*WRITTEN REQUEST*
Tally the lines holding "React" and state only that figure.

*RECORDS FOR THE EXERCISE*

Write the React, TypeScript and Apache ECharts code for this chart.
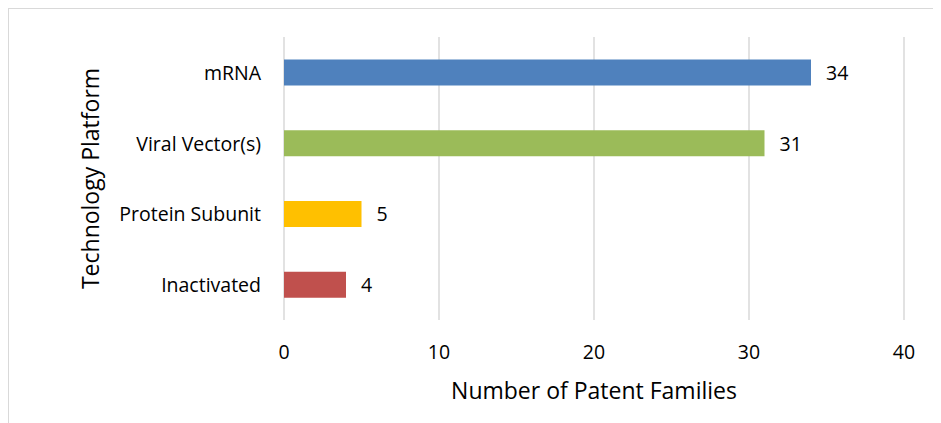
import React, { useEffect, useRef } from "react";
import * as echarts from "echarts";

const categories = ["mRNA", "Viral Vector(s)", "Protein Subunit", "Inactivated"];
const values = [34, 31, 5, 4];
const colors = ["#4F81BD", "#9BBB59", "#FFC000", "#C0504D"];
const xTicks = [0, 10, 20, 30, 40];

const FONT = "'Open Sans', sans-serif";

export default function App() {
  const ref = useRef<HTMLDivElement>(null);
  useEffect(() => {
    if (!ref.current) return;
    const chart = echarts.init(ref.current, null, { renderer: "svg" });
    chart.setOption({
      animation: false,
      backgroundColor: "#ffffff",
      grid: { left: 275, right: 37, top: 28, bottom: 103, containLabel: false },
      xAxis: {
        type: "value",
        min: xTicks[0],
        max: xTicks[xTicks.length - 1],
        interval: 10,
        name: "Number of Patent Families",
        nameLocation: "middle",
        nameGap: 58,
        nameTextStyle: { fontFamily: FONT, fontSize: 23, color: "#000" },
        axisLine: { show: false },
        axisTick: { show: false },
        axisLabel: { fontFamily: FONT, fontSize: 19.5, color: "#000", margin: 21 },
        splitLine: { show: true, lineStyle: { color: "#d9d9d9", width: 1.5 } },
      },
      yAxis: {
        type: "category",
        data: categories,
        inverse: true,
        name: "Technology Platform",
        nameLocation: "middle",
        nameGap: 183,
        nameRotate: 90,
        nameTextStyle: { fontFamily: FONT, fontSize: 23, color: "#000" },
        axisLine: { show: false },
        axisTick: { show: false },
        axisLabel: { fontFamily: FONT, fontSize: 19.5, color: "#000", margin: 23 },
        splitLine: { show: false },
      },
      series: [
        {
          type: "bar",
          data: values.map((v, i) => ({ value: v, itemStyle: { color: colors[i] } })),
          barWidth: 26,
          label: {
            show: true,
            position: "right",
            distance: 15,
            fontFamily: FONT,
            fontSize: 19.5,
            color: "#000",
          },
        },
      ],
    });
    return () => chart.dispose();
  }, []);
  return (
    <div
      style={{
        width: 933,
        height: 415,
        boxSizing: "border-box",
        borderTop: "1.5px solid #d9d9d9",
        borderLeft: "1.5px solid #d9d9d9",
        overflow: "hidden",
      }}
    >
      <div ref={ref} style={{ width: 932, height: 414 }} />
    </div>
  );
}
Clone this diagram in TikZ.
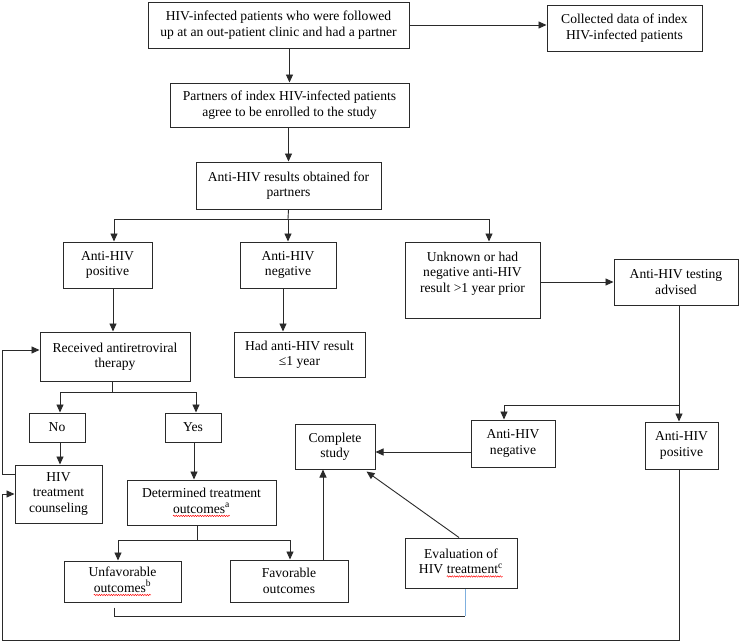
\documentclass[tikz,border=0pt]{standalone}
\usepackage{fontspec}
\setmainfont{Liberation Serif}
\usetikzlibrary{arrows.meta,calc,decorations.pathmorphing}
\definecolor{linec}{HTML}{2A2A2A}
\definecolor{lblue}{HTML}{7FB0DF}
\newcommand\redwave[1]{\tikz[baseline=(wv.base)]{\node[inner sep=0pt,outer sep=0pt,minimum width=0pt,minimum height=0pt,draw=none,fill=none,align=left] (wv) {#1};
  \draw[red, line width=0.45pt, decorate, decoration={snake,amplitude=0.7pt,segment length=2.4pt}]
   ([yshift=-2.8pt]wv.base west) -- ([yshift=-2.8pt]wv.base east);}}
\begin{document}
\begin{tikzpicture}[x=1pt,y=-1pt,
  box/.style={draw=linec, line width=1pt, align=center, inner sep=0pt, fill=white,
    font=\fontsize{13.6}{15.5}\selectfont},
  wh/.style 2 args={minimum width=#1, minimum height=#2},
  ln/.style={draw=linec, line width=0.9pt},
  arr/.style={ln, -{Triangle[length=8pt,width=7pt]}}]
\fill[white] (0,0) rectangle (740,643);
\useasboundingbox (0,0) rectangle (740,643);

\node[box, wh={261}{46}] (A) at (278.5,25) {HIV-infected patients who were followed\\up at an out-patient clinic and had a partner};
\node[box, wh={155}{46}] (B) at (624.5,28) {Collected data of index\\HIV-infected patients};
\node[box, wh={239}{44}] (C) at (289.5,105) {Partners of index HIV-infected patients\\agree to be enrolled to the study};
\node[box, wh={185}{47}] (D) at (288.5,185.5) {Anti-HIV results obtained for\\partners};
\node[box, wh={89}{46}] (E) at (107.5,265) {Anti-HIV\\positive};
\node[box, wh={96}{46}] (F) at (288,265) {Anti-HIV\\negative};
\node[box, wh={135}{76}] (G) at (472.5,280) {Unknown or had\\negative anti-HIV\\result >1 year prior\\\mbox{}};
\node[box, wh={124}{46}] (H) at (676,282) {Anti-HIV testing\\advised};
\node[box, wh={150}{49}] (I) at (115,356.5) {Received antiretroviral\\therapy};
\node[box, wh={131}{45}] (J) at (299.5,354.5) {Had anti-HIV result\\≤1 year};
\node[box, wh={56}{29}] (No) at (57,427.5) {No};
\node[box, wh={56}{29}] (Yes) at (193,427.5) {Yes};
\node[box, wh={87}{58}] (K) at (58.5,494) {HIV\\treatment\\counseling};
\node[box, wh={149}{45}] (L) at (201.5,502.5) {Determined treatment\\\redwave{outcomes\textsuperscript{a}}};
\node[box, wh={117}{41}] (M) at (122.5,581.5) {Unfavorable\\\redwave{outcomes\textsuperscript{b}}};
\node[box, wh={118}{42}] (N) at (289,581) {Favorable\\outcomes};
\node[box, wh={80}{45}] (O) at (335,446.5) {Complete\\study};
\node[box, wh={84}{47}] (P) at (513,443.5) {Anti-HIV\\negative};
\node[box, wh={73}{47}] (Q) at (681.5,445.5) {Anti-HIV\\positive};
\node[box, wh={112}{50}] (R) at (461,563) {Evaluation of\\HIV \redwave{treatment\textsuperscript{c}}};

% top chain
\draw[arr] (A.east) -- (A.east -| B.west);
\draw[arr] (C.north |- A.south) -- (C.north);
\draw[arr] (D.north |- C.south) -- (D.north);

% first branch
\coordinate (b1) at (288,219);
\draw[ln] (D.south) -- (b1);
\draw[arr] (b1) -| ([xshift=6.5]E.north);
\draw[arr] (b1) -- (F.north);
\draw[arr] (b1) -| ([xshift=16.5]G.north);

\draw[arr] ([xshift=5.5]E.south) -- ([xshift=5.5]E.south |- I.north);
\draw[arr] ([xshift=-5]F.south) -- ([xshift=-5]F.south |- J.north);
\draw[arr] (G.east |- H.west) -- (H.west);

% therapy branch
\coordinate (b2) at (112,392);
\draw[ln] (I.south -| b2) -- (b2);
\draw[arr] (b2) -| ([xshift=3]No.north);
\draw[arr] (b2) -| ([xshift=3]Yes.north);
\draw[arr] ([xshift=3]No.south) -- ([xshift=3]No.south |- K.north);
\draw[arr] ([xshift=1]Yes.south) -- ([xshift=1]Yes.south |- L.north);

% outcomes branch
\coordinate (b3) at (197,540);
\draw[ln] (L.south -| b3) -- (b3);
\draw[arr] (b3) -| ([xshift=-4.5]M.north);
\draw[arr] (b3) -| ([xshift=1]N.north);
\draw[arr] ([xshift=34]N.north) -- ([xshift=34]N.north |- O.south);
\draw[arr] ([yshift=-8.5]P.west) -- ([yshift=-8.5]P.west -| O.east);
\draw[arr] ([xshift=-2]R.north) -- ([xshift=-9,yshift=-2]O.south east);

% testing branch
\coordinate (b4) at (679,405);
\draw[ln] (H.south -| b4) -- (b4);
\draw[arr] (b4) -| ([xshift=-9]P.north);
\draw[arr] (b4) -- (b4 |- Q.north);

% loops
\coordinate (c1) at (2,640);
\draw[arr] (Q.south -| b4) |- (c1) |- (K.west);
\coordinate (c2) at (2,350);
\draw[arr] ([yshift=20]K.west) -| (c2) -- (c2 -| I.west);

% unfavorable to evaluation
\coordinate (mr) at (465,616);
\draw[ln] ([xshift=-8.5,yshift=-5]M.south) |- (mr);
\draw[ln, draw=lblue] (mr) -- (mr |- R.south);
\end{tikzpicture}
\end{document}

---

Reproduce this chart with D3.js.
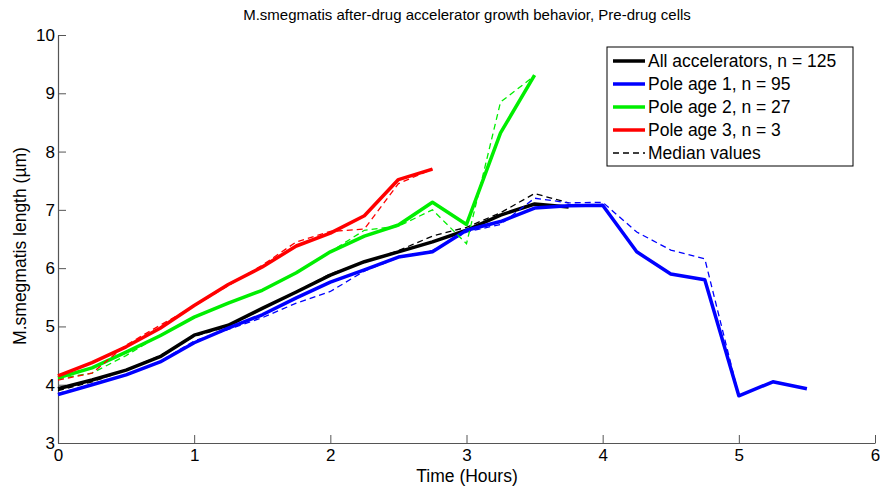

*ANSWER BELOW*
2